Most analysts would agree that Americans are nowhere near to unchecked optimism, and that the opposite is true. Data show a reluctant return, one that could perhaps use a flash of 'shop-'til-you-drop' to re-boot things. The world awaits a clear response. After all, this powerful group of consumers still directly accounts for about 14 cents of every dollar that circulates worldwide. International trade can't reclaim its role in global growth without them. What can we expect in the near term?
Peel away the musty rhetoric, and U.S. consumers actually look remarkably well-prepared for a resurgence. First, they are saving a whole lot more than they used to. Unrevised pre-crisis data showed them saving next to nothing. Now, savings rates are just under the 5 per cent level. That may not sound like much, but it has enabled U.S. consumers to get today's debt-to-income levels down about 25 percentage points from a peak of 163 in 2007. No further adjustment is needed to keep this key ratio falling -- it's now on auto-pilot, creating lots of present and future spending capacity.
Second, this improvement is obvious in other debt statistics. Loan delinquency rates mushroomed with the onset of crisis, eliciting predictions of a lost decade, or worse. Five years on, more than half of the rise in delinquency has been erased, and rates continue to fall across almost all categories of loans. At the same time, the household debt service ratio is currently at the lowest level in over four decades. By these measures, Americans have taken deleveraging very seriously, with great results.
Third, U.S. banks see this on their books, and are likely pleased. Their experience with repayments has improved greatly over the past three years, and is quickly returning to pre-crisis levels. This together with the greater comfort arising from beefed-up balance sheets is loosening up lending activity. Senior loan officers in the U.S. are currently more inclined to extend credit than at any point in the past five years. It's a good thing, as renewed lending is a critical element of the resurgence in US auto sales and the ongoing homebuilding boom.
So far, so good. But analysts counter that the spending resurgence -- as measured as it currently is -- has been fuelled by credit that's as cheap as it ever gets. Their fear is that the impending, inevitable rise in interest rates poses as key a threat to nascent revival as any. Perhaps -- but tightening credit conditions almost invariably accompany an economic rebound, and history shows that they rarely abort recovery. Why? Precisely because the aim of tightening is to reduce the stimulus that would cause a reviving economy to overheat. As long as recovery is redeploying excess capacity at a sustainable rate, modest interest rate increases should not be a threat.

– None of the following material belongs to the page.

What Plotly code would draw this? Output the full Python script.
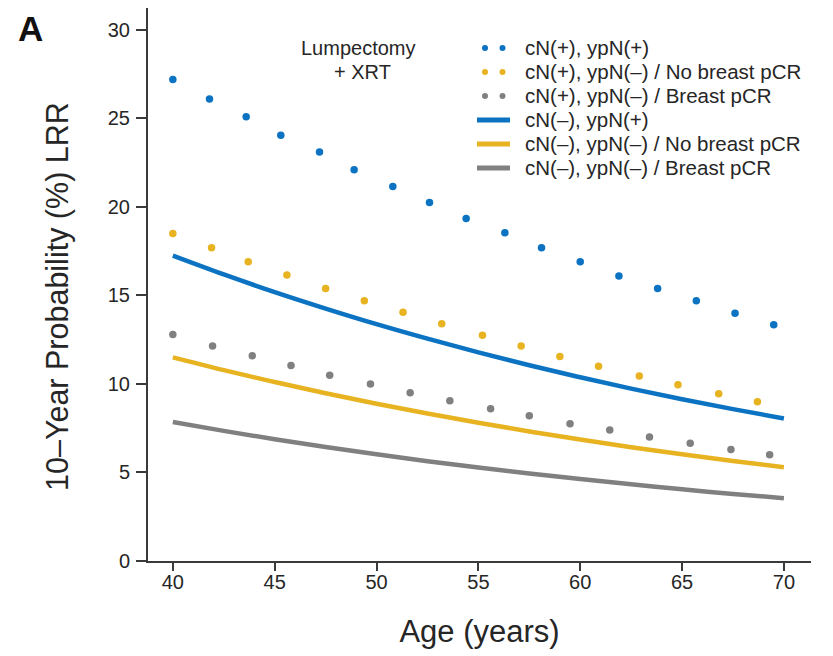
import plotly.graph_objects as go

# ---------------- data ----------------
# Dotted series (points along dotted curves)
age_cnp_ypnp = [40.0, 41.8, 43.6, 45.3, 47.2, 48.9, 50.8, 52.6, 54.4, 56.3, 58.1, 60.0, 61.9, 63.8, 65.7, 67.6, 69.5]
lrr_cnp_ypnp = [27.2, 26.1, 25.1, 24.05, 23.1, 22.1, 21.15, 20.25, 19.35, 18.55, 17.7, 16.9, 16.1, 15.4, 14.7, 14.0, 13.35]

age_cnp_ypnn_nopcr = [40.0, 41.9, 43.7, 45.6, 47.5, 49.4, 51.3, 53.2, 55.2, 57.1, 59.0, 60.9, 62.9, 64.8, 66.8, 68.7]
lrr_cnp_ypnn_nopcr = [18.5, 17.7, 16.9, 16.15, 15.4, 14.7, 14.05, 13.4, 12.75, 12.15, 11.55, 11.0, 10.45, 9.95, 9.45, 9.0]

age_cnp_ypnn_pcr = [40.0, 41.95, 43.9, 45.8, 47.7, 49.7, 51.65, 53.6, 55.6, 57.5, 59.5, 61.45, 63.4, 65.4, 67.4, 69.3]
lrr_cnp_ypnn_pcr = [12.8, 12.15, 11.6, 11.05, 10.5, 10.0, 9.5, 9.05, 8.6, 8.2, 7.75, 7.4, 7.0, 6.65, 6.3, 6.0]

# Solid series
age_solid = [40, 42.5, 45, 47.5, 50, 52.5, 55, 57.5, 60, 62.5, 65, 67.5, 70]
lrr_cnn_ypnp = [17.25, 16.19, 15.19, 14.26, 13.38, 12.56, 11.79, 11.06, 10.38, 9.74, 9.14, 8.58, 8.05]
lrr_cnn_ypnn_nopcr = [11.5, 10.78, 10.11, 9.48, 8.88, 8.33, 7.81, 7.32, 6.86, 6.43, 6.03, 5.65, 5.3]
lrr_cnn_ypnn_pcr = [7.85, 7.35, 6.88, 6.44, 6.03, 5.64, 5.28, 4.94, 4.63, 4.33, 4.05, 3.79, 3.55]

series_names = [
    "cN(+), ypN(+)",
    "cN(+), ypN(\u2013) / No breast pCR",
    "cN(+), ypN(\u2013) / Breast pCR",
    "cN(\u2013), ypN(+)",
    "cN(\u2013), ypN(\u2013) / No breast pCR",
    "cN(\u2013), ypN(\u2013) / Breast pCR",
]

x_ticks = [40, 45, 50, 55, 60, 65, 70]
y_ticks = [0, 5, 10, 15, 20, 25, 30]

# ---------------- styling ----------------
BLUE = "#0b73c2"
YELLOW = "#e8b321"
GRAY = "#808080"
AXIS = "#3a3a3a"
TXT = "#262626"
FONT = "Liberation Sans, Arial, sans-serif"

OFF = 8                      # page body margin of the html
W, H = 833 - OFF, 656 - OFF  # figure size so that it fits the window
# plot area in page pixels
L, R, T, B = 148, 811, 8, 561


def px(xp):
    return (xp - L) / (R - L)


def py(yp):
    return (B - yp) / (B - T)


fig = go.Figure()

dotted = [
    (age_cnp_ypnp, lrr_cnp_ypnp, BLUE, series_names[0]),
    (age_cnp_ypnn_nopcr, lrr_cnp_ypnn_nopcr, YELLOW, series_names[1]),
    (age_cnp_ypnn_pcr, lrr_cnp_ypnn_pcr, GRAY, series_names[2]),
]
solid = [
    (age_solid, lrr_cnn_ypnp, BLUE, series_names[3]),
    (age_solid, lrr_cnn_ypnn_nopcr, YELLOW, series_names[4]),
    (age_solid, lrr_cnn_ypnn_pcr, GRAY, series_names[5]),
]

for xs, ys, c, n in solid[::-1]:
    fig.add_trace(go.Scatter(x=xs, y=ys, mode="lines", name=n,
                             line=dict(color=c, width=4.5, shape="spline"),
                             showlegend=False, hoverinfo="skip"))
for xs, ys, c, n in dotted[::-1]:
    fig.add_trace(go.Scatter(x=xs, y=ys, mode="markers", name=n,
                             marker=dict(color=c, size=7.5, line=dict(width=0)),
                             showlegend=False, hoverinfo="skip"))

# ---------------- custom legend ----------------
shapes = []
annotations = []
row_y = [48, 72, 96, 120, 144, 168]
colors = [BLUE, YELLOW, GRAY, BLUE, YELLOW, GRAY]
for i, (name, c, yy) in enumerate(zip(series_names, colors, row_y)):
    if i < 3:
        for cx in (485, 502.5):
            shapes.append(dict(type="circle", xref="paper", yref="paper",
                               x0=px(cx - 3), x1=px(cx + 3), y0=py(yy + 3), y1=py(yy - 3),
                               fillcolor=c, line=dict(width=0)))
    else:
        shapes.append(dict(type="line", xref="paper", yref="paper",
                           x0=px(477), x1=px(510), y0=py(yy), y1=py(yy),
                           line=dict(color=c, width=5)))
    annotations.append(dict(xref="paper", yref="paper", x=px(523), y=py(yy),
                            xanchor="left", yanchor="middle", showarrow=False,
                            text=name, font=dict(family=FONT, size=20.5, color=TXT)))

annotations.append(dict(xref="paper", yref="paper", x=px(358), y=py(48),
                        xanchor="center", yanchor="middle", showarrow=False,
                        text="Lumpectomy", font=dict(family=FONT, size=20, color=TXT)))
annotations.append(dict(xref="paper", yref="paper", x=px(362), y=py(72),
                        xanchor="center", yanchor="middle", showarrow=False,
                        text="+ XRT", font=dict(family=FONT, size=20, color=TXT)))
# panel letter
annotations.append(dict(xref="paper", yref="paper", x=px(30), y=1.0,
                        xanchor="center", yanchor="top", showarrow=False, borderpad=0,
                        text="<b>A</b>", font=dict(family=FONT, size=35, color="#111111")))
# y axis title (centred where the reference has it)
annotations.append(dict(xref="paper", yref="paper", x=px(57), y=py(297),
                        xanchor="center", yanchor="middle", showarrow=False, textangle=-90,
                        text="10\u2013Year Probability (%) LRR",
                        font=dict(family=FONT, size=30.5, color=TXT)))

fig.update_layout(
    width=W, height=H,
    margin=dict(l=L - OFF, r=833 - R, t=T - OFF, b=656 - B, autoexpand=False),
    paper_bgcolor="white", plot_bgcolor="white",
    showlegend=False,
    shapes=shapes, annotations=annotations,
    font=dict(family=FONT, color=TXT),
)
fig.update_xaxes(range=[38.78, 71.33], tickvals=x_ticks, ticktext=[str(v) for v in x_ticks],
                 showline=True, linecolor=AXIS, linewidth=2, ticks="outside", ticklen=8,
                 tickwidth=1.5, tickcolor=AXIS, showgrid=False, zeroline=False,
                 ticklabelstandoff=-6,
                 tickfont=dict(family=FONT, size=20, color=TXT),
                 title=dict(text="Age (years)", font=dict(family=FONT, size=31, color=TXT), standoff=28))
fig.update_yaxes(range=[0, 31.24], tickvals=y_ticks, ticktext=[str(v) for v in y_ticks],
                 showline=True, linecolor=AXIS, linewidth=2, ticks="outside", ticklen=10,
                 tickwidth=1.5, tickcolor=AXIS, showgrid=False, zeroline=False,
                 ticklabelstandoff=2,
                 tickfont=dict(family=FONT, size=20, color=TXT))

fig.write_html("out.html")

Conditions appear ripe for a strong and sustained increase in U.S. consumer spending. Lessons learned in the crisis and post-crisis period won't soon be forgotten, but neither will they prevent this critical engine of the world economy from firing up again in a big way.
The bottom line? There's good reason to believe that neo-confident U.S. consumers will get out there this year and spend at a consistently higher pace. There's also comfort that they won't go whole-hog into a pre-crisis-style, no-holds-barred consumption and credit binge. That's a pretty good piece of news for a global economy with high expectations for 2014.